Got Gas? The Gas Ballast Valve
The gas ballast valve is a convenient and simple device that can extend pump life in vacuum pump systems that accumulate amounts of water and/or condensing vapors in the oil(condensate). The condensed vapors destroy the beneficial properties of the oil, sabotaging the functions that the lubricant contributes to pump operation and longevity. Using the gas ballast valve allows the atmosphere to enter the pump on the compression side just prior to the exhaust ports. That atmosphere is at a much lower concentration of vapor than what is in the pump so it reduces the relative vapor constituent of the gas in that area just prior to the exhaust. The mix of atmospheric gas and pump gas immediately vents to the exhaust so is expelled as vapor and does not re-condense back into the oil. This vapor dilution cycle, over time (usually hours to overnight), evacuates the condensate, converted to vapor, as the oil is cycled around the internal workings of the pump at low pressure. The oil, now free from condensate contamination, can resume its many functions and contribute to proper pump operation. There is a practical limit to the amount of condensate that can be removed using the gas ballast so if the oil is heavily
laden with contaminant the only option would be to change out the oil.
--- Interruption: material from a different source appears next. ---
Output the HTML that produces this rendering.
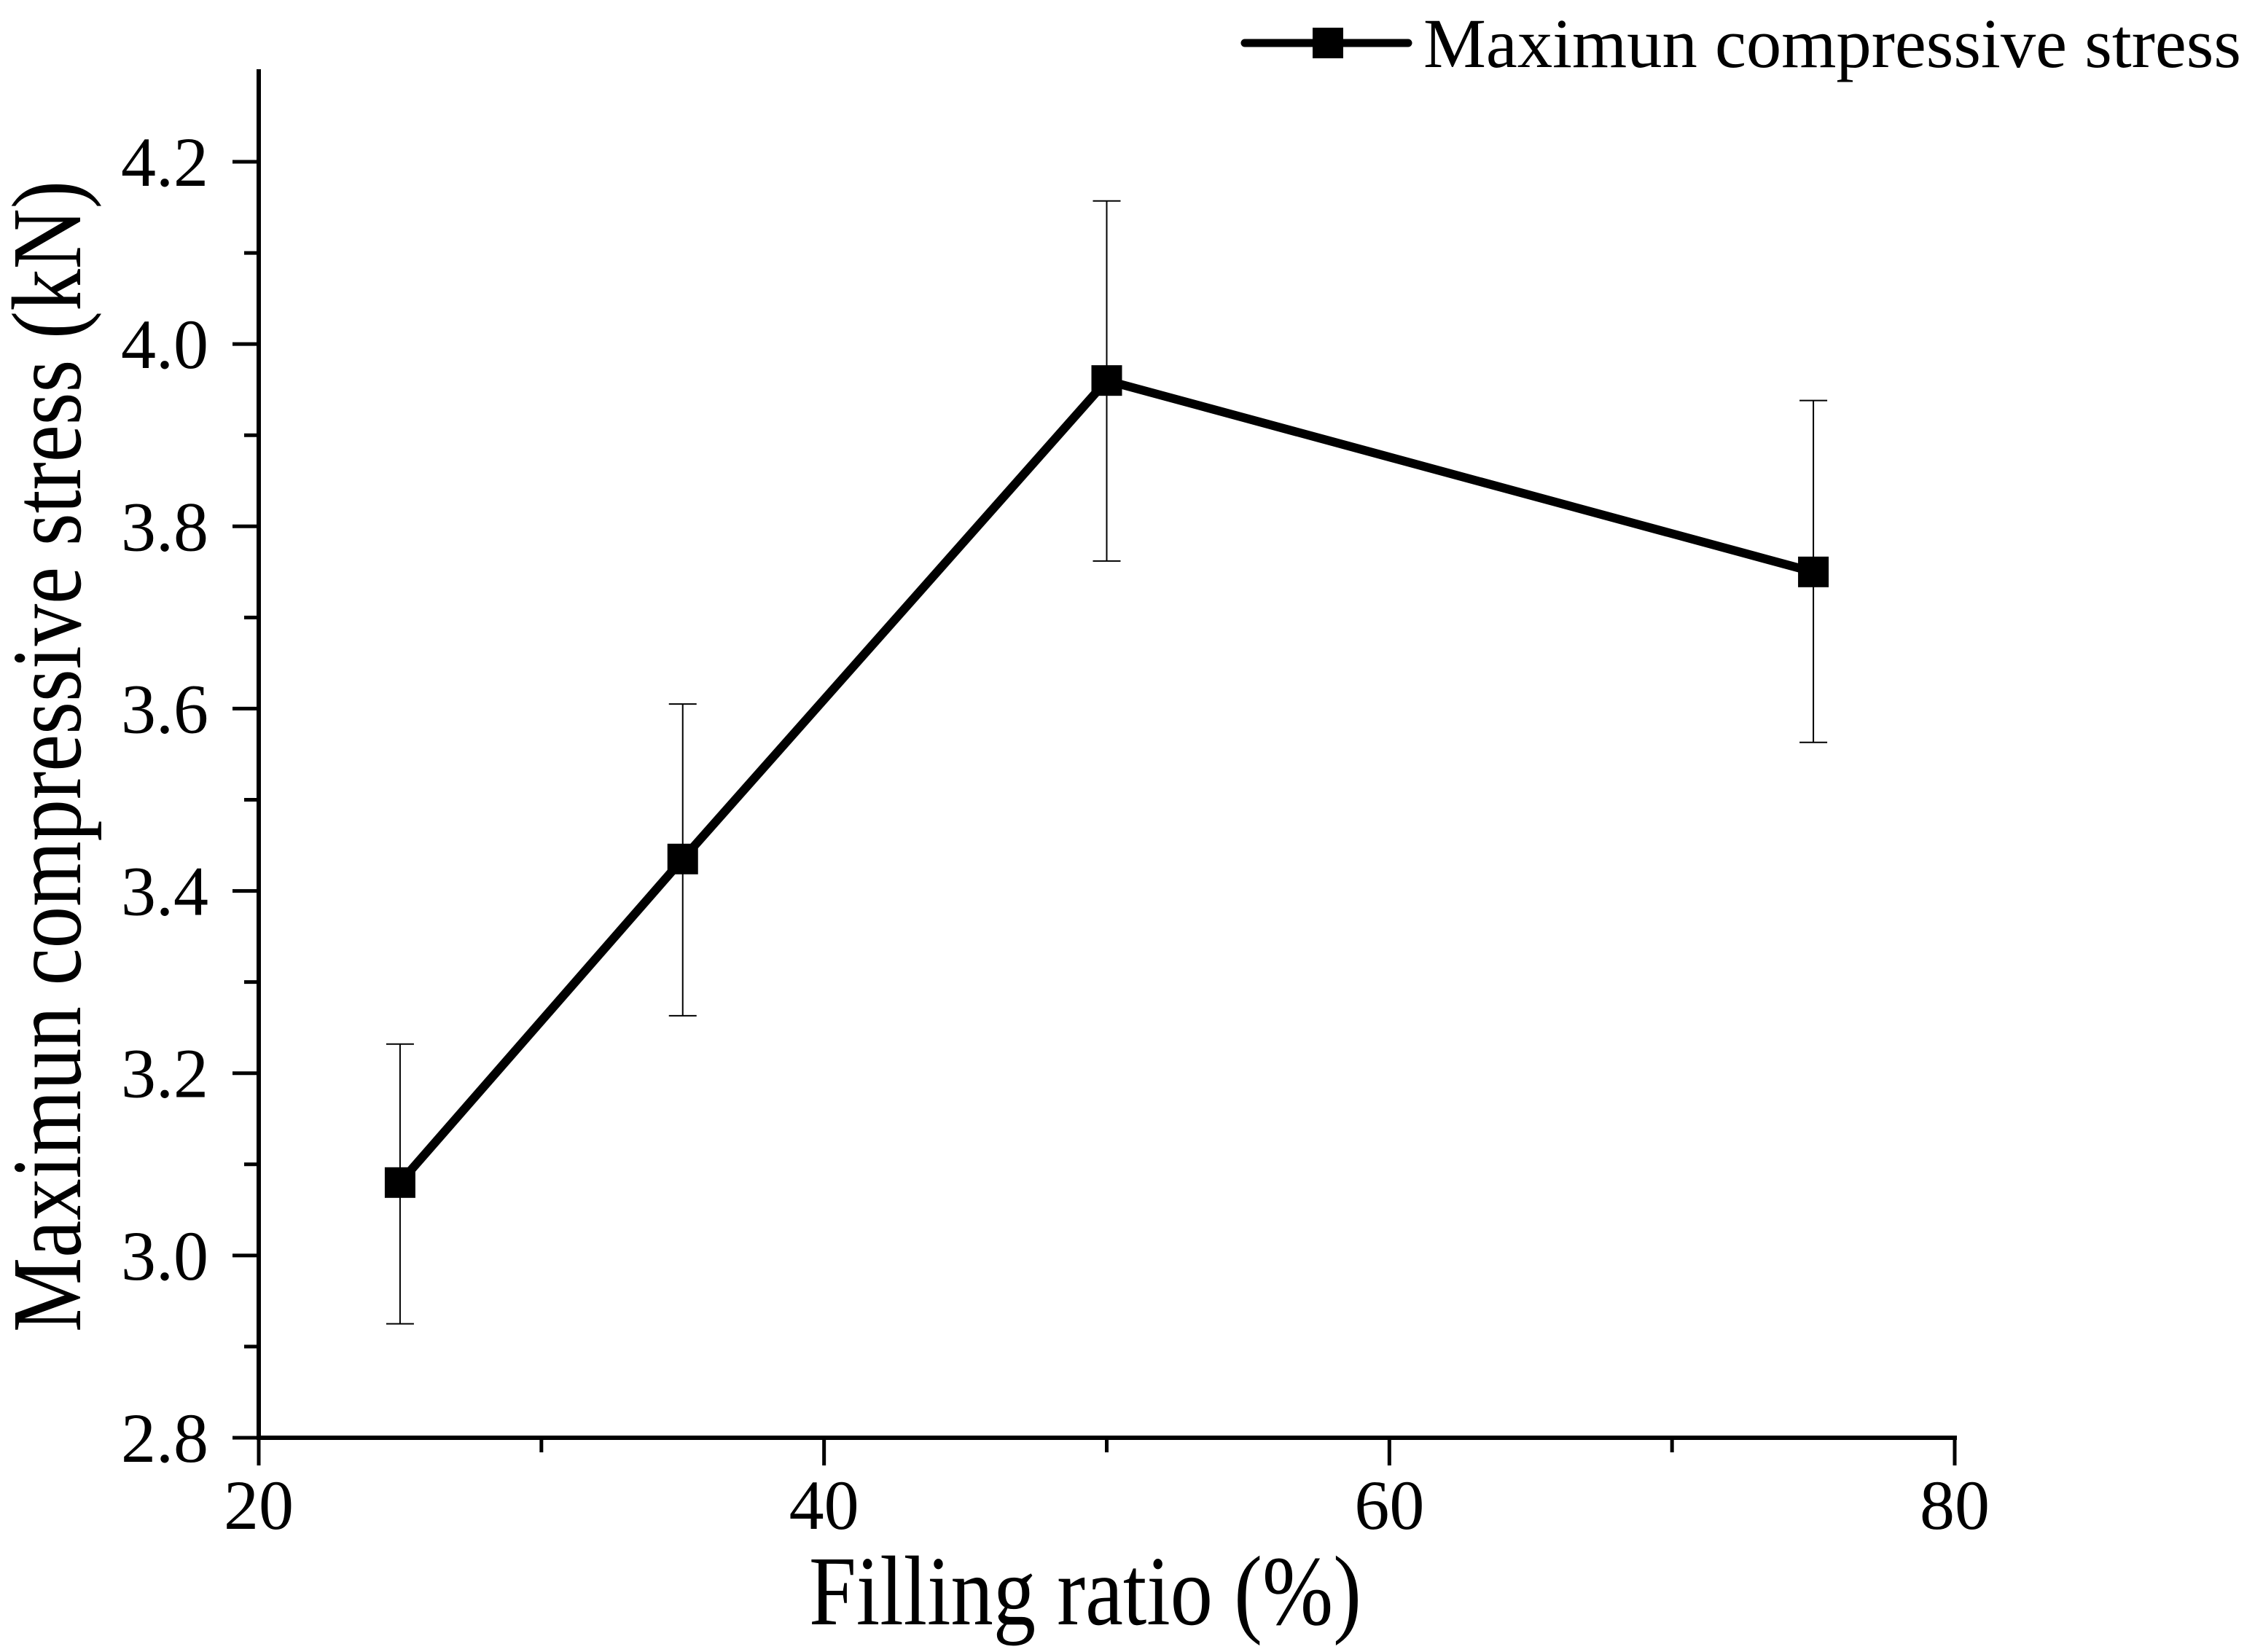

With an oil sealed pump, understanding the function of and using the gas ballast will extend pump life. Many operations use a solenoid controlled gas ballast valve and program the valve to open during some portion of the pumping cycle to have an intermittent vapor evacuation in the process. We have found, counter-intuitively, that opening the gas ballast valve minimally so there is a very slight amount of
atmosphere entering the pump often improves the vacuum if the system has a large concentration of condensate or the atmosphere in the process chamber generates contaminant vapors into the oil. In every case keeping the oil clean is essential.